Votre Rapporteur l'a déjà indiqué, la politique communautaire de la recherche est handicapée par des pesanteurs qui limitent fortement sa capacité d'adaptation à des situations nouvelles, telles que l'épidémie d'encéphalopathie spongiforme bovine. La Commission européenne est parfaitement consciente de cette situation et estime, dans sa proposition de cinquième Programme-cadre, que " du fait des contraintes pesant sur sa mécanique décisionnelle et son fonctionnement, il est devenu un instrument lourd à mettre en oeuvre, parfois inadapté aux réalités et à la rapidité des évolutions sociales, économiques et scientifiques " .

Pour introduire de la flexibilité dans la gestion du programme, la Commission européenne propose que la totalité des moyens des programmes spécifiques ne soit pas immédiatement affectée à des actions particulières. Jusqu'aux 3/5 de la vie des programmes spécifiques, des ressources resteraient disponibles, qui pourraient être affectées à certains thèmes dont l'importance apparaîtrait en cours de réalisation du programme-cadre.

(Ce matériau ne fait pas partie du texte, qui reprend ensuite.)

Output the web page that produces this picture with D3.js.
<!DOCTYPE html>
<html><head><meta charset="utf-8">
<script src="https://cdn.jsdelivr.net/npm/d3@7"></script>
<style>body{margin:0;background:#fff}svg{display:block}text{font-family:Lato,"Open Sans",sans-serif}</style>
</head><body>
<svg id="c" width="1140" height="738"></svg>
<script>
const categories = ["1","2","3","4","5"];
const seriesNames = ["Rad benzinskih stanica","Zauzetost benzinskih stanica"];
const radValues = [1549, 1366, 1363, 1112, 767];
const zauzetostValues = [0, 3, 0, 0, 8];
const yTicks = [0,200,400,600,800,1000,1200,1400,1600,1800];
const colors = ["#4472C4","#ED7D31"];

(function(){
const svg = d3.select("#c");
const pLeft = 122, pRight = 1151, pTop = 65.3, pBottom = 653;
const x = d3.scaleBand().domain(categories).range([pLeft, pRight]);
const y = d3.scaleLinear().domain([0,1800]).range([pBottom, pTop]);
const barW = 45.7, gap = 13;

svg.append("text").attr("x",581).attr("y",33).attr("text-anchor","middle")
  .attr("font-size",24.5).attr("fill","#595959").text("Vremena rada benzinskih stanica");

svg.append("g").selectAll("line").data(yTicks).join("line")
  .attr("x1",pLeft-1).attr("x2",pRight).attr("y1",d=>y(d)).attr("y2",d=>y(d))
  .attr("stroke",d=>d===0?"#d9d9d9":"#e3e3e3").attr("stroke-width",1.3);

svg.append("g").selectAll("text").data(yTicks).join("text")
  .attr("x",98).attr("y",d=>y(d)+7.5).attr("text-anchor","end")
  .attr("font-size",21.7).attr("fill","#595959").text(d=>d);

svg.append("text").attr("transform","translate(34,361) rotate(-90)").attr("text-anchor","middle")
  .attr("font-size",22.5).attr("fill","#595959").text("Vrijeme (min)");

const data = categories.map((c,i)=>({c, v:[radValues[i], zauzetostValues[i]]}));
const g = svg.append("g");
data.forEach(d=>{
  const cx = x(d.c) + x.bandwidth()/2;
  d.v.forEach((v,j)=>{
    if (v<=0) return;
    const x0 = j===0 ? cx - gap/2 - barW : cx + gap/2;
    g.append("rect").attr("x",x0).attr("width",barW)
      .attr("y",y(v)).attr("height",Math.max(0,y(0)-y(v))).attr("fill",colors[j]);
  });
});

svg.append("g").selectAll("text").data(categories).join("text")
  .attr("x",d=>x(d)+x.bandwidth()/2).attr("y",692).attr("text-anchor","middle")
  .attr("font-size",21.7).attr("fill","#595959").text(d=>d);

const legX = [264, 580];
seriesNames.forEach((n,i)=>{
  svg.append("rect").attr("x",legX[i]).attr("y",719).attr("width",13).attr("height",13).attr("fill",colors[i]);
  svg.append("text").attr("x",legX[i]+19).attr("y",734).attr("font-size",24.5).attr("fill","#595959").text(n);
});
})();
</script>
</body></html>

Cette proposition est intéressante, mais on peut se demander s'il ne serait pas possible d'aller plus loin dans cette flexibilité en conservant des ressources non affectées à un programme spécifique, qui pourraient être utilisées en cours de programme pour faire face à des besoins nouveaux, le cas échéant en utilisant des formes d'intervention également nouvelles. La souplesse serait plus grande encore puisque les autorités communautaires ne seraient pas tenues de rester dans le cadre d'un programme spécifique pour l'affectation de ces ressources.

Cette souplesse pourrait permettre de renforcer enfin les liens entre le programme-cadre et Eurêka. La nécessité de rapprocher ces deux instruments est mise en avant depuis longtemps, mais ce rapprochement ne s'est que peu manifesté jusqu'à présent, même si un financement communautaire a pu par exemple être attribué au programme JESSI (micro-électronique) lancé dans le cadre d'Eurêka.

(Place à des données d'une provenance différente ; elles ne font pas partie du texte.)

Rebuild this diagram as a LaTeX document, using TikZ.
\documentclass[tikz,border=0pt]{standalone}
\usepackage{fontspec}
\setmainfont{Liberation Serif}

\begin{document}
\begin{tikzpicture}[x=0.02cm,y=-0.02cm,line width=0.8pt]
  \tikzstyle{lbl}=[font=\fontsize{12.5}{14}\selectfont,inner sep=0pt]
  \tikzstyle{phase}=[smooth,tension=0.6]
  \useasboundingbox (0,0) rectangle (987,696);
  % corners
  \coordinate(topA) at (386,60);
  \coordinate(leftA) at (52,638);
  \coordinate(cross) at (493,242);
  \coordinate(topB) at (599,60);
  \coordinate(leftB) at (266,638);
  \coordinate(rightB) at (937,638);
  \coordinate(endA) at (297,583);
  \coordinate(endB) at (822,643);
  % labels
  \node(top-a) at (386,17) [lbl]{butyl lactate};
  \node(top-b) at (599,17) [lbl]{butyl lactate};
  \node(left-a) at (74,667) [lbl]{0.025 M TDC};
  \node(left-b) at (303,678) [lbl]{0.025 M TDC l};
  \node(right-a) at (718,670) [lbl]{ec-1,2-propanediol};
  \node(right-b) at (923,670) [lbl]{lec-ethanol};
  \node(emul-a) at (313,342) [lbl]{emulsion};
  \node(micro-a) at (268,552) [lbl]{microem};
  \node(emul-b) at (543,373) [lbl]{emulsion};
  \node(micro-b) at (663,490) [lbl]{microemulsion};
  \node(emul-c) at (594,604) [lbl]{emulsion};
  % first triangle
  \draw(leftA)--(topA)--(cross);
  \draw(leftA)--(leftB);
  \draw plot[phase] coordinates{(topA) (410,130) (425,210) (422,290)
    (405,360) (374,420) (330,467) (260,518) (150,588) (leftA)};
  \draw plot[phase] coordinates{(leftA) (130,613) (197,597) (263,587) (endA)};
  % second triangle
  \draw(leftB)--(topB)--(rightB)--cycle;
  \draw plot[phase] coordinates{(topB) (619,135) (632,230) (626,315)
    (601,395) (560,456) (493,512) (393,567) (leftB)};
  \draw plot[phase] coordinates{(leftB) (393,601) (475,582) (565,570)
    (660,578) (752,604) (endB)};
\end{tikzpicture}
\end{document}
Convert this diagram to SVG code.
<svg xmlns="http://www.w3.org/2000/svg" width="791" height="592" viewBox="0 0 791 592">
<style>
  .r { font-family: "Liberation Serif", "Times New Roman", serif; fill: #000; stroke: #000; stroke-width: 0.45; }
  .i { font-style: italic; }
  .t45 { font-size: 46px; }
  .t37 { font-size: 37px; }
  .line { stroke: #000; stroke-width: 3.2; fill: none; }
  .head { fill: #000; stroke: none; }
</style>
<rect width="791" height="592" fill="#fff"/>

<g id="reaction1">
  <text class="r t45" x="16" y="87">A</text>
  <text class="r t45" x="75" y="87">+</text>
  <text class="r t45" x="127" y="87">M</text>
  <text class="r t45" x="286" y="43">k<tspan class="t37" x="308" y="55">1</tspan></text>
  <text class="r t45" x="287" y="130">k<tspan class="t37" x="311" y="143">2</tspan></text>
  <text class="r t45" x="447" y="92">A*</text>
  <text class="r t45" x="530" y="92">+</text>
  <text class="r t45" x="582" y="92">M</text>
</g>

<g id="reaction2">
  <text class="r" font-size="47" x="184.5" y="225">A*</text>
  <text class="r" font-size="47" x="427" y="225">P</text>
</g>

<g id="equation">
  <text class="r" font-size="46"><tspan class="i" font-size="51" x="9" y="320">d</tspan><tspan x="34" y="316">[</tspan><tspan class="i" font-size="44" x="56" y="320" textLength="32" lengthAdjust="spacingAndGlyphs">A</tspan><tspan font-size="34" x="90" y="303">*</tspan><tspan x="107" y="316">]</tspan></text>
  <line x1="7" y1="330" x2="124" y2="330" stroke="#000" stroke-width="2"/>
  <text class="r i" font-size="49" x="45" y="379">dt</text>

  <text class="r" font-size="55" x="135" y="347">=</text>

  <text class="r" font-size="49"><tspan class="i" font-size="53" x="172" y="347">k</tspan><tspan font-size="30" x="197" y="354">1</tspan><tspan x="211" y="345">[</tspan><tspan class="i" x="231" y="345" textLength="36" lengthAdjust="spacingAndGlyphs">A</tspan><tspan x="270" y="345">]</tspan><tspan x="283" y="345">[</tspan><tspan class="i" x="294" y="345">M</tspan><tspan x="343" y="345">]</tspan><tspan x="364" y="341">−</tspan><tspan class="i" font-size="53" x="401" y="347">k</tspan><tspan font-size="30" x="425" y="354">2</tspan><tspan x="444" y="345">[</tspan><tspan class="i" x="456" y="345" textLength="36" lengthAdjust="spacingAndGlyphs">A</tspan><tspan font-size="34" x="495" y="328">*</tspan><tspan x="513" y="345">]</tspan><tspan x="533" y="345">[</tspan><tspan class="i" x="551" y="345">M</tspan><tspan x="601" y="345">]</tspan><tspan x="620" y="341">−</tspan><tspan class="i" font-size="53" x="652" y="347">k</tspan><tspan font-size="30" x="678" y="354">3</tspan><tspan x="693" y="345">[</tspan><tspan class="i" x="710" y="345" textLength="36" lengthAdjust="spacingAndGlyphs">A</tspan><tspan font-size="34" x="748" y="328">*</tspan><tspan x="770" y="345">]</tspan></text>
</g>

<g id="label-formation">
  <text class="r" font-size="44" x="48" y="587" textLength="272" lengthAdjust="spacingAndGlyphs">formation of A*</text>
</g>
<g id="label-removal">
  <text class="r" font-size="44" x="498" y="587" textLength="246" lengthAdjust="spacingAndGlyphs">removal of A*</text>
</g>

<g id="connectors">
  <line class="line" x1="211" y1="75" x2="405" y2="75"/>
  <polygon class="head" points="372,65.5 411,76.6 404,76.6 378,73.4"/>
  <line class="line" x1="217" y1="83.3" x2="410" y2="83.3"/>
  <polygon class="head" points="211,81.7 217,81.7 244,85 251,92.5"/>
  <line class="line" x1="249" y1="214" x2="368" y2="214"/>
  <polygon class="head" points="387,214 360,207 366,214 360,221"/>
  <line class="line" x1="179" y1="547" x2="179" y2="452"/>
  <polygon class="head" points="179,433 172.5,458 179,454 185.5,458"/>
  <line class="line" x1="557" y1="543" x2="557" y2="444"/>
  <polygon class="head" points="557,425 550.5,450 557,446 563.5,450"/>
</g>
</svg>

Une ligne de crédits du programme-cadre pourrait permettre à la Communauté de financer des projets lancés dans le cadre d'Eurêka. Cette idée se heurte aux modes de fonctionnement différents de ces programmes. Le programme-cadre de la Communauté repose sur une logique qui est celle des marchés publics. La logique des projets EURÊKA est davantage celle des aides d'Etat. Certains organismes ou entreprises de plusieurs Etats décident, sur une base volontaire, de s'allier pour conduire une recherche et reçoivent des financements de la part des Etats auxquels ils appartiennent.

Cette différence de logique ne paraît toutefois pas rédhibitoire. On pourrait en effet concevoir que la Commission européenne, dans sa tâche de gestion du programme-cadre, décide d'attribuer des financements à des projets stratégiques impliquant quelques acteurs seulement lorsqu'un tel projet entre dans le cadre des objectifs du programme-cadre.

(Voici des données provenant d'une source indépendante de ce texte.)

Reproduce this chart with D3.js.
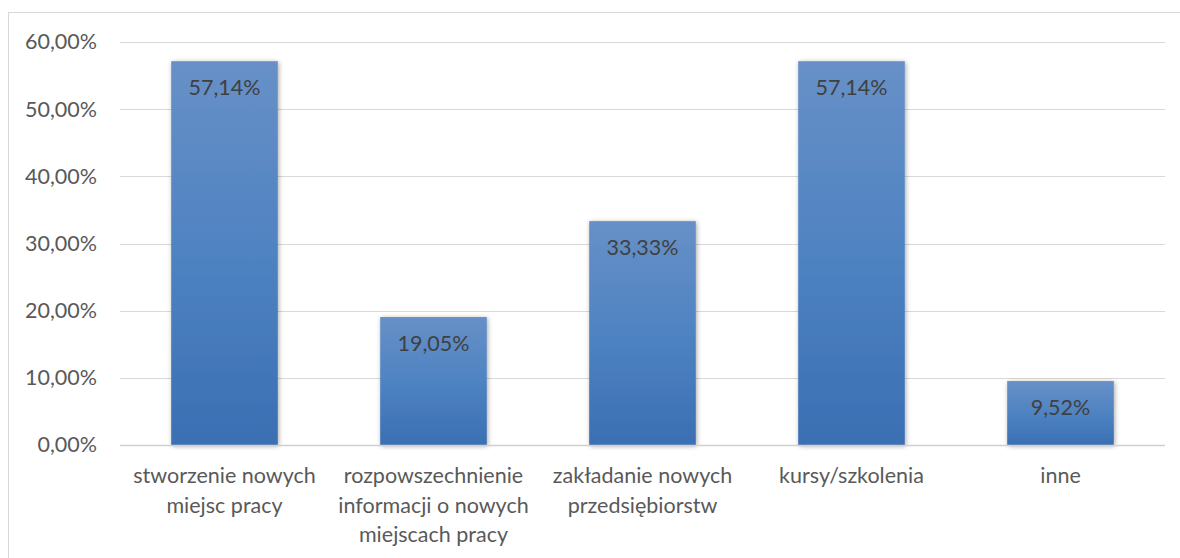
<!DOCTYPE html>
<html>
<head>
<meta charset="utf-8">
<script src="https://cdn.jsdelivr.net/npm/d3@7"></script>
<style>
  body { margin: 0; background: #fff; }
  svg text { font-family: Lato, "Open Sans", sans-serif; }
</style>
</head>
<body>
<svg id="chart" width="1180" height="558"></svg>
<script>
// data
var categories = [
  ["stworzenie nowych", "miejsc pracy"],
  ["rozpowszechnienie", "informacji o nowych", "miejscach pracy"],
  ["zakładanie nowych", "przedsiębiorstw"],
  ["kursy/szkolenia"],
  ["inne"]
];
var values = [0.5714, 0.1905, 0.3333, 0.5714, 0.0952];
var valueLabels = ["57,14%", "19,05%", "33,33%", "57,14%", "9,52%"];
var yTicks = [0, 0.1, 0.2, 0.3, 0.4, 0.5, 0.6];

var svg = d3.select("#chart");
var plotL = 120, plotR = 1165, plotT = 42, plotB = 445;
var fontSize = 21.5;

// outer frame
svg.append("rect")
  .attr("x", 8.5).attr("y", 12.5)
  .attr("width", 1180).attr("height", 560)
  .attr("fill", "none").attr("stroke", "#d9d9d9");

var x = d3.scaleBand()
  .domain(d3.range(values.length))
  .range([plotL, plotR])
  .paddingInner(0.49).paddingOuter(0.245);

var y = d3.scaleLinear().domain([0, 0.6]).range([plotB, plotT]);

var defs = svg.append("defs");
var grad = defs.append("linearGradient")
  .attr("id", "barGrad").attr("x1", 0).attr("y1", 0).attr("x2", 0).attr("y2", 1);
grad.append("stop").attr("offset", "0%").attr("stop-color", "#6790c7");
grad.append("stop").attr("offset", "50%").attr("stop-color", "#4f83c2");
grad.append("stop").attr("offset", "100%").attr("stop-color", "#3a6fb3");

var shadow = defs.append("filter").attr("id", "shadow")
  .attr("x", "-20%").attr("y", "-10%").attr("width", "140%").attr("height", "120%");
shadow.append("feGaussianBlur").attr("in", "SourceAlpha").attr("stdDeviation", 2.5);
shadow.append("feOffset").attr("dx", 1).attr("dy", 1).attr("result", "blur");
shadow.append("feComponentTransfer").append("feFuncA").attr("type", "linear").attr("slope", 0.35);
var merge = shadow.append("feMerge");
merge.append("feMergeNode");
merge.append("feMergeNode").attr("in", "SourceGraphic");

// gridlines
svg.append("g").selectAll("line")
  .data(yTicks.slice(1))
  .enter().append("line")
  .attr("x1", plotL).attr("x2", plotR)
  .attr("y1", function(d){ return Math.round(y(d)) + 0.5; })
  .attr("y2", function(d){ return Math.round(y(d)) + 0.5; })
  .attr("stroke", "#d9d9d9").attr("stroke-width", 1);

// y axis labels
var yAxis = d3.axisLeft(y).tickValues(yTicks).tickSize(0).tickPadding(0)
  .tickFormat(function(d){ return d3.format(".2f")(d * 100).replace(".", ",") + "%"; });
var gy = svg.append("g").attr("transform", "translate(97,0)").call(yAxis);
gy.select(".domain").remove();
gy.selectAll("text").attr("font-size", fontSize).attr("fill", "#595959")
  .attr("font-family", "Lato, sans-serif");

// bars
svg.append("g").selectAll("rect")
  .data(values)
  .enter().append("rect")
  .attr("x", function(d, i){ return x(i); })
  .attr("y", function(d){ return y(d); })
  .attr("width", x.bandwidth())
  .attr("height", function(d){ return y(0) - y(d); })
  .attr("fill", "url(#barGrad)")
  .attr("filter", "url(#shadow)");

// baseline
svg.append("line")
  .attr("x1", plotL).attr("x2", plotR)
  .attr("y1", plotB + 0.5).attr("y2", plotB + 0.5)
  .attr("stroke", "#d0d0d0").attr("stroke-width", 1.5);

// value labels
svg.append("g").selectAll("text")
  .data(values)
  .enter().append("text")
  .attr("x", function(d, i){ return x(i) + x.bandwidth() / 2; })
  .attr("y", function(d){ return y(d) + 34; })
  .attr("text-anchor", "middle")
  .attr("font-size", fontSize).attr("fill", "#404040")
  .text(function(d, i){ return valueLabels[i]; });

// category labels
svg.append("g").selectAll("text")
  .data(categories)
  .enter().append("text")
  .attr("text-anchor", "middle")
  .attr("font-size", fontSize).attr("fill", "#595959")
  .each(function(d, i){
    var t = d3.select(this);
    for (var j = 0; j < d.length; j++) {
      t.append("tspan")
        .attr("x", x(i) + x.bandwidth() / 2)
        .attr("y", 483 + j * 29.5)
        .text(d[j]);
    }
  });
</script>
</body>
</html>
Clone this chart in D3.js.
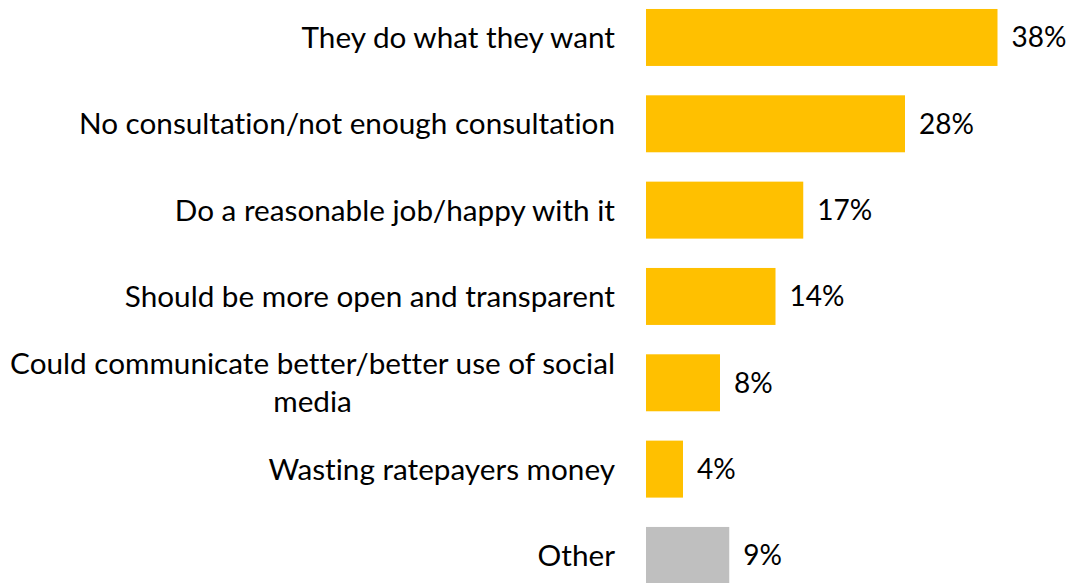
<!DOCTYPE html>
<html>
<head>
<meta charset="utf-8">
<script src="https://cdn.jsdelivr.net/npm/d3@7"></script>
<style>
  html, body { margin: 0; padding: 0; background: #fff; }
  svg { display: block; }
  text { font-variant-ligatures: none; font-feature-settings: "liga" 0, "clig" 0; }
</style>
</head>
<body>
<svg id="chart" width="1069" height="583"></svg>
<script>
const categories = [
  "They do what they want",
  "No consultation/not enough consultation",
  "Do a reasonable job/happy with it",
  "Should be more open and transparent",
  "Could communicate better/better use of social media",
  "Wasting ratepayers money",
  "Other"
];
const values = [38, 28, 17, 14, 8, 4, 9];
const valueLabels = ["38%", "28%", "17%", "14%", "8%", "4%", "9%"];
const labelLines = [
  ["They do what they want"],
  ["No consultation/not enough consultation"],
  ["Do a reasonable job/happy with it"],
  ["Should be more open and transparent"],
  ["Could communicate better/better use of social", "media"],
  ["Wasting ratepayers money"],
  ["Other"]
];
const barColors = ["#FFC000", "#FFC000", "#FFC000", "#FFC000", "#FFC000", "#FFC000", "#BFBFBF"];

const data = categories.map((c, i) => ({ cat: c, value: values[i], label: valueLabels[i], lines: labelLines[i], color: barColors[i] }));

const svg = d3.select("#chart");
const fontFamily = "Lato, 'Open Sans', sans-serif";
const fontSize = 29.7;
const valueFontSize = 28;

const x0 = 646;
const x = d3.scaleLinear().domain([0, 38]).range([x0, x0 + 38 * 9.25]);
const y = d3.scaleBand().domain(categories).range([-5.7, -5.7 + 7 * 86.33]).paddingInner(0.34).paddingOuter(0.17);

svg.selectAll("rect.bar").data(data).join("rect")
  .attr("class", "bar")
  .attr("x", x(0))
  .attr("y", d => y(d.cat))
  .attr("width", d => x(d.value) - x(0))
  .attr("height", y.bandwidth())
  .attr("fill", d => d.color);

svg.selectAll("text.val").data(data).join("text")
  .attr("class", "val")
  .attr("x", d => x(d.value) + 14)
  .attr("y", d => y(d.cat) + y.bandwidth() / 2)
  .attr("dy", "0.35em")
  .attr("font-family", fontFamily)
  .attr("font-size", valueFontSize)
  .attr("fill", "#000")
  .text(d => d.label);

const labelRight = 615;
const lineH = 38;
const g = svg.selectAll("g.cat").data(data).join("g").attr("class", "cat");
g.each(function(d) {
  const grp = d3.select(this);
  const n = d.lines.length;
  const cy = y(d.cat) + y.bandwidth() / 2;
  const texts = grp.selectAll("text").data(d.lines).join("text")
    .attr("font-family", fontFamily)
    .attr("font-size", fontSize)
    .attr("fill", "#000")
    .attr("y", (l, i) => cy + (i - (n - 1) / 2) * lineH)
    .attr("dy", "0.35em")
    .text(l => l);
  if (n === 1) {
    texts.attr("x", labelRight).attr("text-anchor", "end");
  } else {
    const widths = [];
    texts.each(function() { widths.push(this.getComputedTextLength()); });
    const maxW = d3.max(widths);
    const center = labelRight - maxW / 2;
    texts.attr("x", center).attr("text-anchor", "middle");
  }
});
</script>
</body>
</html>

La difficulté est que, lorsqu'un financement communautaire est apporté, la Commission entend naturellement exercer un droit de regard et un contrôle sur la mise en oeuvre du projet. Or, dans le cadre Eurêka, les entreprises participantes sont très soucieuses de leur indépendance.

Une autre solution consisterait à faire prendre en charge par la Communauté l'intégralité de certaines actions prévues dans des projets Eurêka. La Commission gérerait ainsi ces actions sans chevauchement de responsabilités.

Quelle que soit la formule retenue, il est souhaitable de renforcer les synergies entre le programme-cadre et Eurêka. Les modes de fonctionnement différents rendent ces instruments complémentaires ; cette complémentarité doit être pleinement valorisée.

Dans le même esprit, il convient d'envisager la manière de mettre en oeuvre les articles 130 K, 130 L et 130 N du traité sur l'Union européenne. Ces articles, prévoient la possibilité de mettre en oeuvre des programmes auxquels ne participent que certains Etats membres, éventuellement avec une participation de la Communauté, et la création d'entreprises communes ou de toute autre structure nécessaire à la bonne exécution des programmes de recherche.

Ces dispositions, issues du traité de Maastricht n'ont jusqu'à présent fait l'objet d'aucune application. Le traité d'Amsterdam vient d'officialiser la possibilité de " coopérations renforcées " entre certains Etats membres, même si c'est dans des conditions relativement restrictives. Le moment est donc venu de prendre toutes les mesures pour faciliter ces initiatives ; elles constituent une nouvelle forme d'action qui s'inscrit dans le cadre de la flexibilité nécessaire à la recherche communautaire.